● **Task to carry out**
Copy each line in the data that includes the word "React".

[Start of Working data]

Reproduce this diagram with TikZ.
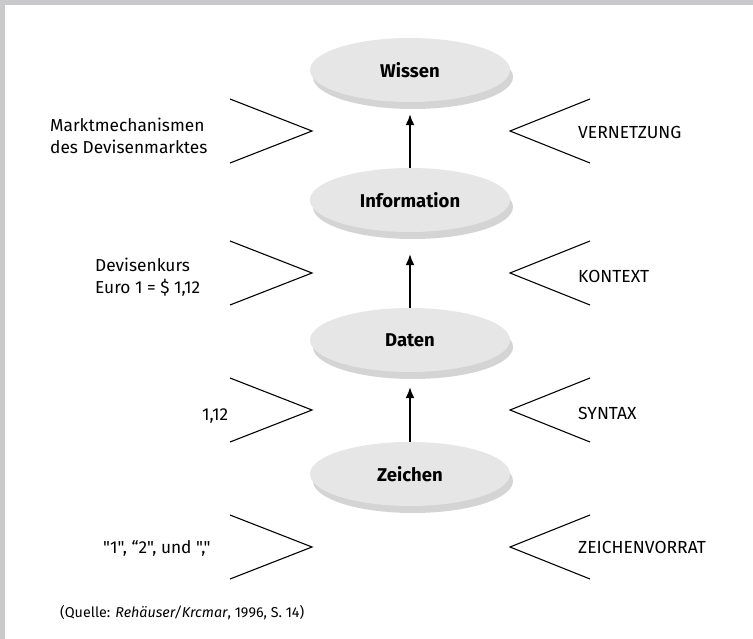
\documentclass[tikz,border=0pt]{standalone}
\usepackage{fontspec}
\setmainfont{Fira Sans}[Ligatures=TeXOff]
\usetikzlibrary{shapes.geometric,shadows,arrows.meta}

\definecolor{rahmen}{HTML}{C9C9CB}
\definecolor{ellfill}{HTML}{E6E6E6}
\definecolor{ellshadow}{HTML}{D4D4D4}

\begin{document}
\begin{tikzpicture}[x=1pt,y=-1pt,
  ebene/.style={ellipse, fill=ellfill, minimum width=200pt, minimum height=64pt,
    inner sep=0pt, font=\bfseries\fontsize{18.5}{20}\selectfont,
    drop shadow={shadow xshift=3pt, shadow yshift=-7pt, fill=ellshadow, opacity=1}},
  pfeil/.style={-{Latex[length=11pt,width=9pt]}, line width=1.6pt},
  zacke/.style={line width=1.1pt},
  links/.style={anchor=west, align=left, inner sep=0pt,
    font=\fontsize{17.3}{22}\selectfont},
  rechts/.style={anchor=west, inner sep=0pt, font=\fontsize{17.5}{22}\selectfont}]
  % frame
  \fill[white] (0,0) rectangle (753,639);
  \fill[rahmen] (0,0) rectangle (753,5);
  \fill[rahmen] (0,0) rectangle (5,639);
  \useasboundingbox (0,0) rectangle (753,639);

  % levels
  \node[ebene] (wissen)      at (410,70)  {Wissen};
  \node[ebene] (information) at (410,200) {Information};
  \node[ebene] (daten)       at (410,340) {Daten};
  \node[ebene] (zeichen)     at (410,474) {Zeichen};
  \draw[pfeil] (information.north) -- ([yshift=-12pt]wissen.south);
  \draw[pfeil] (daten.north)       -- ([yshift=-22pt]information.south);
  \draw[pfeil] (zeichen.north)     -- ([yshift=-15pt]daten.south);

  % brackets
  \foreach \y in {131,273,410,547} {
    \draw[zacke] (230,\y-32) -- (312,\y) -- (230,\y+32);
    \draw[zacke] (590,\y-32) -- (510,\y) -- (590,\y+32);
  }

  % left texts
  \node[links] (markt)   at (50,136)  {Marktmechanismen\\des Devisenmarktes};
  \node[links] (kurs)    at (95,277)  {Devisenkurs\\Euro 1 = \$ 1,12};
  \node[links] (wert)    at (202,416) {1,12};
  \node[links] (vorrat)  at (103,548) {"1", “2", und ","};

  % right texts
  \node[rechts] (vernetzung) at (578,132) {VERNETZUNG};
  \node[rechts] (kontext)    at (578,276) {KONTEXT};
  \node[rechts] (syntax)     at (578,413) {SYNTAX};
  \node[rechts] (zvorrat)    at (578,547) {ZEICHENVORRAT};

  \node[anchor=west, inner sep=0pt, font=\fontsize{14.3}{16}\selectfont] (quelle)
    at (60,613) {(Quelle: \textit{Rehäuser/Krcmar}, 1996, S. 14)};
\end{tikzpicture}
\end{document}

[End of Working data]
[Start of Working data]

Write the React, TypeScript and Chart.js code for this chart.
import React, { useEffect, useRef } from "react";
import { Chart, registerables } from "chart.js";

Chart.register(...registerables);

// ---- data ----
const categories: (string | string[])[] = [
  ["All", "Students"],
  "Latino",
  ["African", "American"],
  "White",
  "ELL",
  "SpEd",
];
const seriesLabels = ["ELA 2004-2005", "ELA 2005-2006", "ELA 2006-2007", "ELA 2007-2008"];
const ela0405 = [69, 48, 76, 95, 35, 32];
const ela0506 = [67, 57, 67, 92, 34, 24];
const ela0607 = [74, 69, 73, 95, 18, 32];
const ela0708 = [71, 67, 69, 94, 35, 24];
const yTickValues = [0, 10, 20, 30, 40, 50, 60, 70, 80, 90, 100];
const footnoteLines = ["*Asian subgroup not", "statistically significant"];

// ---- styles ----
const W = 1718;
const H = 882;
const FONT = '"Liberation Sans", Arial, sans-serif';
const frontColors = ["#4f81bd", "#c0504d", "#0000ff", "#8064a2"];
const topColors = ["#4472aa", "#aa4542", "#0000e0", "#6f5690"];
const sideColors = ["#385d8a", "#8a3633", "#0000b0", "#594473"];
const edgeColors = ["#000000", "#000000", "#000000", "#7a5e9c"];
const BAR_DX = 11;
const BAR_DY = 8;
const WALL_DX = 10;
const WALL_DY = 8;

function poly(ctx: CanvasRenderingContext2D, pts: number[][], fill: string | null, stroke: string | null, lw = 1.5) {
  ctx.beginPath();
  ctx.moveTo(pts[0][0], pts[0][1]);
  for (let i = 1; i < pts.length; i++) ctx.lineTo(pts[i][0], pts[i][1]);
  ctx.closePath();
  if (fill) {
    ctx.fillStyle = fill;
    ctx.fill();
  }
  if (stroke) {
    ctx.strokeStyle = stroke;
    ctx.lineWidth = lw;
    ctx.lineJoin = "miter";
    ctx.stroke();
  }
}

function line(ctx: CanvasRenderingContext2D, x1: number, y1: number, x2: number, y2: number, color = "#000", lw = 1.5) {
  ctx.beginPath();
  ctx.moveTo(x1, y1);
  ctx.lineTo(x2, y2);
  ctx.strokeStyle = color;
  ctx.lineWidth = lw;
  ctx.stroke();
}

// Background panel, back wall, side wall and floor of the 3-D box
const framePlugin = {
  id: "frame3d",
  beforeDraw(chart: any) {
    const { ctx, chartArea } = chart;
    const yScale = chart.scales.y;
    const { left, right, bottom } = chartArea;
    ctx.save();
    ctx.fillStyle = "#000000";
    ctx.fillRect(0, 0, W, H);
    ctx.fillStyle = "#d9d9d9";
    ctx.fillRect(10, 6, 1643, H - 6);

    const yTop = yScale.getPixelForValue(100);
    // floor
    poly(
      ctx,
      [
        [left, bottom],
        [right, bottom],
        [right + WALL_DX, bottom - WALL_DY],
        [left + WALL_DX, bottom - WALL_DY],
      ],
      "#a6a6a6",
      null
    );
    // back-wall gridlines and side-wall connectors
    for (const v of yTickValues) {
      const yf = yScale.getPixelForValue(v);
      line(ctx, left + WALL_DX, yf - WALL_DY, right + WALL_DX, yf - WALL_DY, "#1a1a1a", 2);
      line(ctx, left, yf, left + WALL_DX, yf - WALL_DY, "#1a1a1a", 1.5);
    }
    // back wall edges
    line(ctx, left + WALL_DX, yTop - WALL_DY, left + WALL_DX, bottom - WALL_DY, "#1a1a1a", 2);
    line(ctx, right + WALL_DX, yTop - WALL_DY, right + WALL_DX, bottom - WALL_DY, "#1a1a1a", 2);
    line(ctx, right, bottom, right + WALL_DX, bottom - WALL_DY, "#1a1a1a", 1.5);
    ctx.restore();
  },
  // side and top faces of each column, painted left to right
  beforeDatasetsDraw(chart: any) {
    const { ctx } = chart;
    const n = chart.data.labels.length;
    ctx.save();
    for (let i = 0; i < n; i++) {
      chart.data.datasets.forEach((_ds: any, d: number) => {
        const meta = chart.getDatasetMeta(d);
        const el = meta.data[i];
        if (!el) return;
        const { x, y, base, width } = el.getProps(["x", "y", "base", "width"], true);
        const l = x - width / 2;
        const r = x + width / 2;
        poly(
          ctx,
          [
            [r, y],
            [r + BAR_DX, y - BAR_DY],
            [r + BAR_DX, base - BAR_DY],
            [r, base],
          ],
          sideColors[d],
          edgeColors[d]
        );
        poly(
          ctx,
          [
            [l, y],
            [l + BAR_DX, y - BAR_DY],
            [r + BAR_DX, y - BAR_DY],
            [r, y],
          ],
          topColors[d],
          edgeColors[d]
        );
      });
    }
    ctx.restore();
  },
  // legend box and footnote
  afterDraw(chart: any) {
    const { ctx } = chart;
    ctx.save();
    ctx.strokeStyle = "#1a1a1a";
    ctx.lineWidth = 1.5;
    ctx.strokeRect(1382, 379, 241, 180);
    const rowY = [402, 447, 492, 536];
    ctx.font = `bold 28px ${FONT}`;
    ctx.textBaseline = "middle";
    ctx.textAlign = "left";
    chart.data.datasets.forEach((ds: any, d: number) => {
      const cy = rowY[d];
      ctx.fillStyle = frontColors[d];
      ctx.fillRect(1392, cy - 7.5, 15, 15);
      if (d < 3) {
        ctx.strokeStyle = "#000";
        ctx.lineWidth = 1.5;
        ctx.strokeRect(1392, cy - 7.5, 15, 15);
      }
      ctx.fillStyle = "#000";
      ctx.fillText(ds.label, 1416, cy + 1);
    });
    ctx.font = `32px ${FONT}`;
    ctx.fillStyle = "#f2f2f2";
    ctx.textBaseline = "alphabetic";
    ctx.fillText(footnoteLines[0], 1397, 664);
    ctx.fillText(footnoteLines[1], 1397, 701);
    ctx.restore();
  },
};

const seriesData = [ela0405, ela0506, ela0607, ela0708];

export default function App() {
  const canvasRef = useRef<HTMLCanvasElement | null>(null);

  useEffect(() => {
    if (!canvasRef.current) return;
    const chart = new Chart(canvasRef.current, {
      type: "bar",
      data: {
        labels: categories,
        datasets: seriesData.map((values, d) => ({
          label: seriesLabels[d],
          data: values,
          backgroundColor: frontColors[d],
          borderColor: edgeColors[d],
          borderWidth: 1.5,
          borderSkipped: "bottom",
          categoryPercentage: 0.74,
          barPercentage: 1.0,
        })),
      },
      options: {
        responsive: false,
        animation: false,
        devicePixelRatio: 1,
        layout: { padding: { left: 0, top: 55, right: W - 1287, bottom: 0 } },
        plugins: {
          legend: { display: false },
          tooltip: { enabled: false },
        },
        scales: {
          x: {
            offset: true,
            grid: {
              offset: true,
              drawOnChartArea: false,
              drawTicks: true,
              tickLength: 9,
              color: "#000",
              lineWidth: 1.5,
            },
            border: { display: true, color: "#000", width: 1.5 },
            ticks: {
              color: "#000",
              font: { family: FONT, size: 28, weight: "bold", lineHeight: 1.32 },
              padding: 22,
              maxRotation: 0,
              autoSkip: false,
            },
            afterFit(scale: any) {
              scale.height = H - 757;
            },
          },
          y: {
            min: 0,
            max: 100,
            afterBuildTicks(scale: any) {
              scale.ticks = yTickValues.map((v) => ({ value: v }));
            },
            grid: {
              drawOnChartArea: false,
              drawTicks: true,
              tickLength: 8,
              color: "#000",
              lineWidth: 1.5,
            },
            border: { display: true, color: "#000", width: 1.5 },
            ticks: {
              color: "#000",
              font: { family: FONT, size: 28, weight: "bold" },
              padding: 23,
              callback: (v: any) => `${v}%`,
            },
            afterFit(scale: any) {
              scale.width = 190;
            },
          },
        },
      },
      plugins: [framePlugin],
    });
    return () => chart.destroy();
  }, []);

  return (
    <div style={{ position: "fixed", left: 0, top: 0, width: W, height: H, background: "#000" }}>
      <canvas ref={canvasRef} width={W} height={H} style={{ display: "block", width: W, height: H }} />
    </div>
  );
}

[End of Working data]

● **The solution**
Write the React, TypeScript and Chart.js code for this chart.
import React, { useEffect, useRef } from "react";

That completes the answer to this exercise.